Indiana University, Bloomington

May 6, 2006 (Saturday)

Distinguished Invited Lecture:
Prof. Fan Chung Graham
Akamai Professor of Internet Mathematics
University of California at San Diego

 

Lindley Hall 102 (4:45pm-5:15pm)

Predrag Tosic
University of Illinois at Urbana-Champaign

Computational Complexity of Some Enumeration Problems in Sparse Boolean Network Automata

We study computational complexity of counting the fixed point configurations (FPs) in certain types of network automata. We prove that both exact and approximate counting of fixed points in Sequential and Synchronous Dynamical Systems (SDSs and SyDSs, respectively) are computationally intractable problems.

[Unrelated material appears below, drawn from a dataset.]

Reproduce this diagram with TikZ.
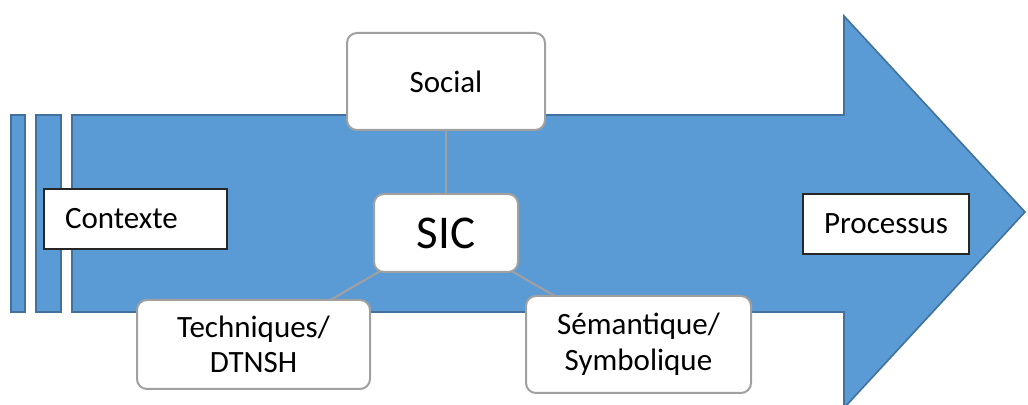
\documentclass[tikz,border=0pt]{standalone}
\usepackage{fontspec}
\setmainfont{Carlito}
\usetikzlibrary{positioning}

\definecolor{flowblue}{HTML}{5B9BD5}
\definecolor{flowedge}{HTML}{41719C}
\definecolor{boxgray}{HTML}{A0A0A0}

\pgfdeclarelayer{flow}
\pgfdeclarelayer{links}
\pgfsetlayers{flow,links,main}

\begin{document}
\begin{tikzpicture}[
	x=0.5pt, y=-0.5pt,
	flow/.style={fill=flowblue, draw=flowedge, line width=0.8pt, line join=miter},
	tag/.style={draw=black!85, fill=white, line width=0.6pt, minimum height=30pt, font=\fontsize{15.5}{18}\selectfont},
	topic/.style={draw=boxgray, fill=white, line width=1pt, rounded corners=5pt, align=center, inner sep=0pt, font=\fontsize{15.5}{17.8}\selectfont},
	link/.style={draw=boxgray, line width=1pt}
]

\def\flowtop{115}
\def\flowbot{312}

\useasboundingbox (0,0) rectangle (1028,405);

% big process arrow
\begin{pgfonlayer}{flow}
	\foreach \xa/\xb in {11/25, 36/61} {
		\draw[flow] (\xa,\flowtop) rectangle (\xb,\flowbot);
	}
	\draw[flow] (72,\flowtop) -- (844,\flowtop) -- (844,16) -- (1025,212)
		-- (844,408) -- (844,\flowbot) -- (72,\flowbot) -- cycle;
\end{pgfonlayer}

% labels on the arrow
\node[tag, text width=70.5pt, inner xsep=10.5pt, align=left] (contexte) at (135.5,219) {Contexte};
\node[tag, minimum width=83pt] (processus) at (886,224) {Processus};

% SIC and its three sides
\node[topic, minimum width=72pt, minimum height=39pt, font=\fontsize{23.5}{27}\selectfont] (sic) at (446,233) {SIC};
\node[topic, minimum width=99pt, minimum height=48.5pt, above=31pt of sic] (social) {Social};
\node[topic, minimum width=116.5pt, minimum height=44.5pt] (technique) at (253.5,344.5) {Techniques/\\DTNSH};
\node[topic, minimum width=112.5pt, minimum height=48.5pt] (semantique) at (638.5,344.5) {Sémantique/\\Symbolique};

\begin{pgfonlayer}{links}
	\draw[link] (sic.center) -- (social.center);
	\draw[link] (sic.center) -- (technique.center);
	\draw[link] (sic.center) -- (semantique.center);
\end{pgfonlayer}

\end{tikzpicture}
\end{document}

This intractability is shown to still hold when each node is required to update according to (i) a monotone Boolean function, (ii) a symmetric Boolean function, or even (iii) a simple threshold function that is both monotone and symmetric. Moreover, the hardness of the exact enumeration of FPs holds even in some severely restricted cases, namely, when the nodes of an SDS or SyDS use at most two different update rules from a given class, and, additionally, when the underlying graphs are constrained so that each node has only c = O(1) neighbors for small values of c. One corollary of these results is that determining the exact memory capacity of sparse discrete Hopfield networks (viewed as associative memories) is also computationally intractable.